The most common forms of fraud according to Mr. McDuffie are mortgage fraud, loan fraud derived from employee dishonesty, and indirect fraud. He stressed that would be fraudsters are coming up with new schemes to defraud the systems already in place. He warned the members attending the conference that they need to be aware of the new schemes and what actions to take to prevent them from happening.

McDuffie refer to the CUMIS Insurance Society reports on bond loss figures that revealed an increase in claims and dollar amounts. The study covered a period between 2004 and 2008. Fraudulent deposits represented the highest amount of claims at forty eight percent however fraudulent deposits only represented nineteen percent of the monies paid out. Employee dishonesty represented ten percent of claims but accounted for thirty six percent of the bond loss monies.

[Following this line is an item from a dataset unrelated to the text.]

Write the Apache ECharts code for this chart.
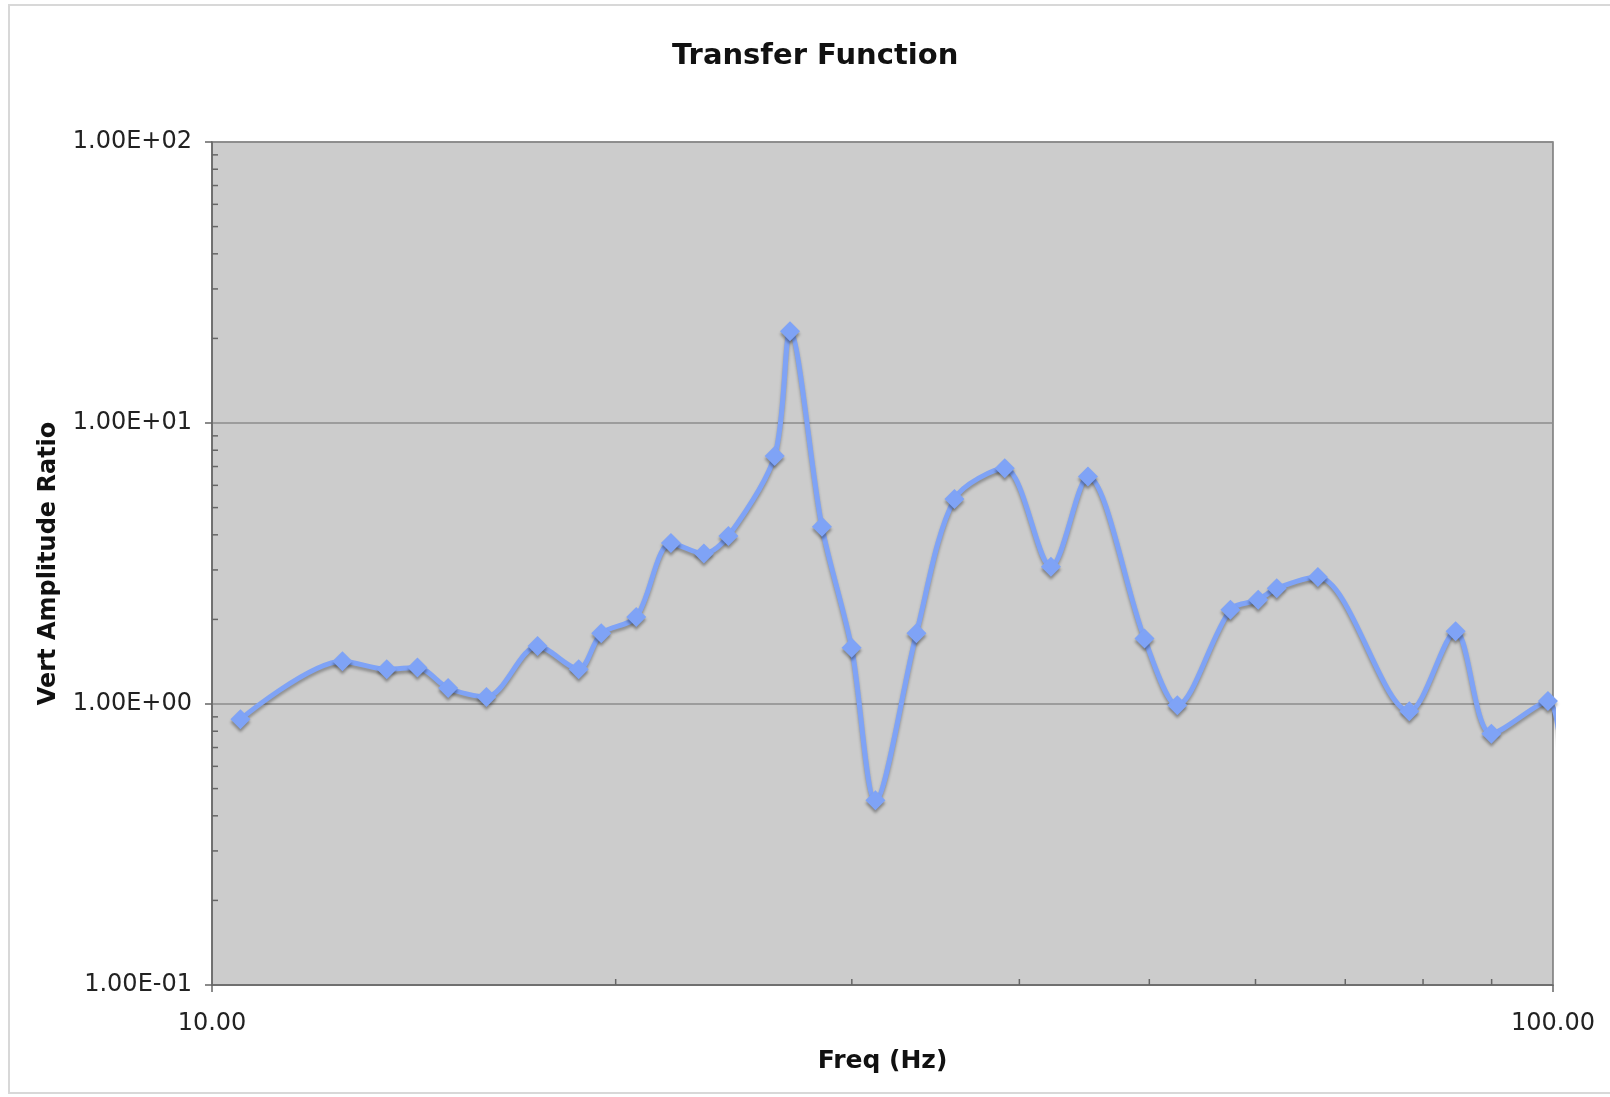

Loan fraud in today’s economy equates to loan fraud and is becoming more frequent as more individuals are getting laid off. The common theme is one individual in the household loses their job and in today’s economy almost immediately go into debt. People become desperate and resort to measures that reflect that desperation. If that individual happens to work for a credit union they are aware of how the inside systems work and been to seek ways in which to scam the security in place to obtain financial gain.

Mr. McDuffie talked about a loan officer who used his knowledge of the systems in place to process a share secured loan against an elderly credit union member’s account. The loan officer used another employee’s security password to avoid drawing attention to him. The password was obtained by fraudulent means as well. The loan officer disbursed the funds obtained into his own family member’s accounts in order to avoid detection; thus laundering the funds. The amount that his loan officer fraudulently obtained was eighty thousand dollars. The loan officer was catch when the elderly credit union member reviewed a monthly statement and then called the credit union.  The example that Mr. Duffie gave was just a small case in relation to the scale and scope involved. Controls need to be in place that discourages employees from taking the risk and thus preventing the fraud from happening.

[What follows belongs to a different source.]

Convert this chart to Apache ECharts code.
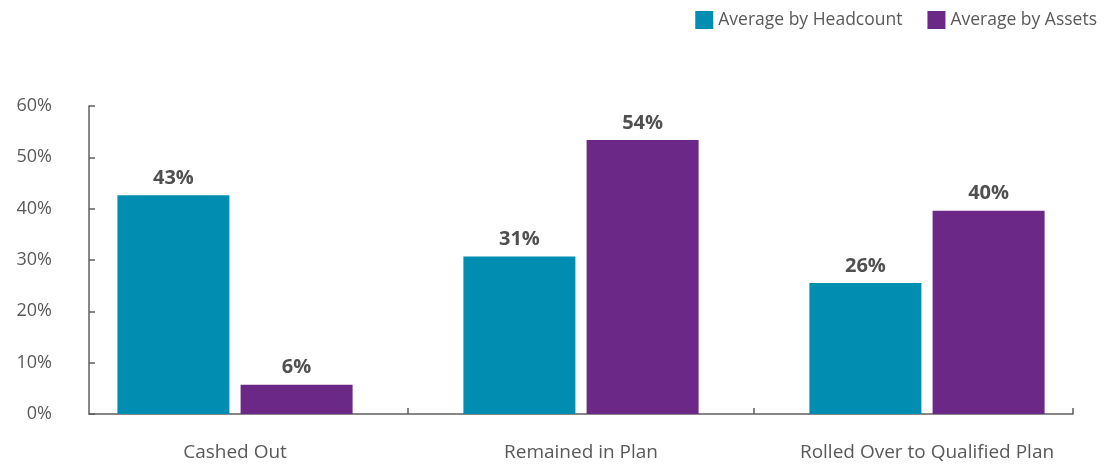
<!DOCTYPE html>
<html>
<head>
<meta charset="utf-8">
<script src="https://cdn.jsdelivr.net/npm/echarts@6/dist/echarts.min.js"></script>
<style>
html,body{margin:0;padding:0;background:#fff;}
#chart{width:1114px;height:466px;}
</style>
</head>
<body>
<div id="chart"></div>
<script>
const categories = ['Cashed Out', 'Remained in Plan', 'Rolled Over to Qualified Plan'];
const seriesNames = ['Average by Headcount', 'Average by Assets'];
const headcountValues = [42.6, 30.7, 25.5];
const assetsValues = [5.7, 53.4, 39.6];
const headcountLabels = ['43%', '31%', '26%'];
const assetsLabels = ['6%', '54%', '40%'];
const yMin = 0, yMax = 60, yStep = 10;

const FONT = 'Open Sans';
const TEXT = '#595959';
const AXIS = '#5f5f5f';

// layout
const barsLeft = 62, barsRight = 14, gTop = 106, gBottom = 52;
const frameLeft = 89, frameRight = 41;
const bandW = (1114 - barsLeft - barsRight) / categories.length;
const fMin = (frameLeft - barsLeft) / bandW;
const fMax = categories.length - (frameRight - barsRight) / bandW;

const chart = echarts.init(document.getElementById('chart'), null, {renderer: 'canvas'});
chart.setOption({
  animation: false,
  textStyle: {fontFamily: FONT},
  legend: {
    data: seriesNames,
    top: 6, right: 12,
    icon: 'rect', itemWidth: 18, itemHeight: 18, itemGap: 25,
    textStyle: {fontFamily: FONT, fontSize: 17.5, color: TEXT}
  },
  grid: [
    {left: barsLeft, right: barsRight, top: gTop, bottom: gBottom},
    {left: frameLeft, right: frameRight, top: gTop, bottom: gBottom}
  ],
  xAxis: [
    {
      type: 'category', gridIndex: 0, data: categories,
      axisLine: {show: false}, axisTick: {show: false},
      axisLabel: {fontFamily: FONT, fontSize: 19, color: TEXT, margin: 29}
    },
    {
      type: 'value', gridIndex: 1, min: fMin, max: fMax,
      splitLine: {show: false},
      axisLabel: {show: false},
      axisLine: {show: true, lineStyle: {color: AXIS, width: 1.5}},
      axisTick: {show: true, inside: true, length: 6, customValues: [1, 2, fMax], lineStyle: {color: AXIS, width: 1.5}}
    }
  ],
  yAxis: [
    {type: 'value', gridIndex: 0, min: yMin, max: yMax, interval: yStep, show: false},
    {
      type: 'value', gridIndex: 1, min: yMin, max: yMax, interval: yStep,
      splitLine: {show: false},
      axisLine: {show: true, lineStyle: {color: AXIS, width: 1.5}},
      axisTick: {show: true, inside: true, length: 6, lineStyle: {color: AXIS, width: 1.5}},
      axisLabel: {formatter: '{value}%', fontFamily: FONT, fontSize: 18, color: TEXT, margin: 37}
    }
  ],
  series: [
    {
      name: seriesNames[0], type: 'bar', xAxisIndex: 0, yAxisIndex: 0,
      data: headcountValues, barWidth: 112, barGap: '10%',
      itemStyle: {color: '#008db2'},
      label: {show: true, position: 'top', distance: 7, fontFamily: FONT, fontSize: 20, fontWeight: 'bold', color: '#505050',
        formatter: p => headcountLabels[p.dataIndex]}
    },
    {
      name: seriesNames[1], type: 'bar', xAxisIndex: 0, yAxisIndex: 0,
      data: assetsValues, barWidth: 112, barGap: '10%',
      itemStyle: {color: '#6b2887'},
      label: {show: true, position: 'top', distance: 7, fontFamily: FONT, fontSize: 20, fontWeight: 'bold', color: '#505050',
        formatter: p => assetsLabels[p.dataIndex]}
    }
  ]
});
</script>
</body>
</html>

Economy conditions have increase mortgage fraud as well as many homeowners are in situations of unemployment or over-mortgaged. The most common scam in regard to mortgage fraud is fraud rescue scams. Fraudsters contact homeowners who are in distress and tell them they are foreclosure specialists. The fraudsters tell the homeowner that they will pay off the mortgage and other debt. The homeowner then titles the property off to the fraudster and the fraudster refinance on the mortgage or sells the property. The homeowners are often told they can rent the home and often do but the fraudsters never pay on the mortgage and the property goes into foreclosure.

These actions are acts of desperation and the fraudsters work fast to do as many transactions simultaneously in order to defraud the mortgage lender before they are detected. The fraud is becoming more sophisticated and credit unions across the nation need to be aware of how to prevent, detect and have procedures in place to ensure continued strength in credit unions as a whole.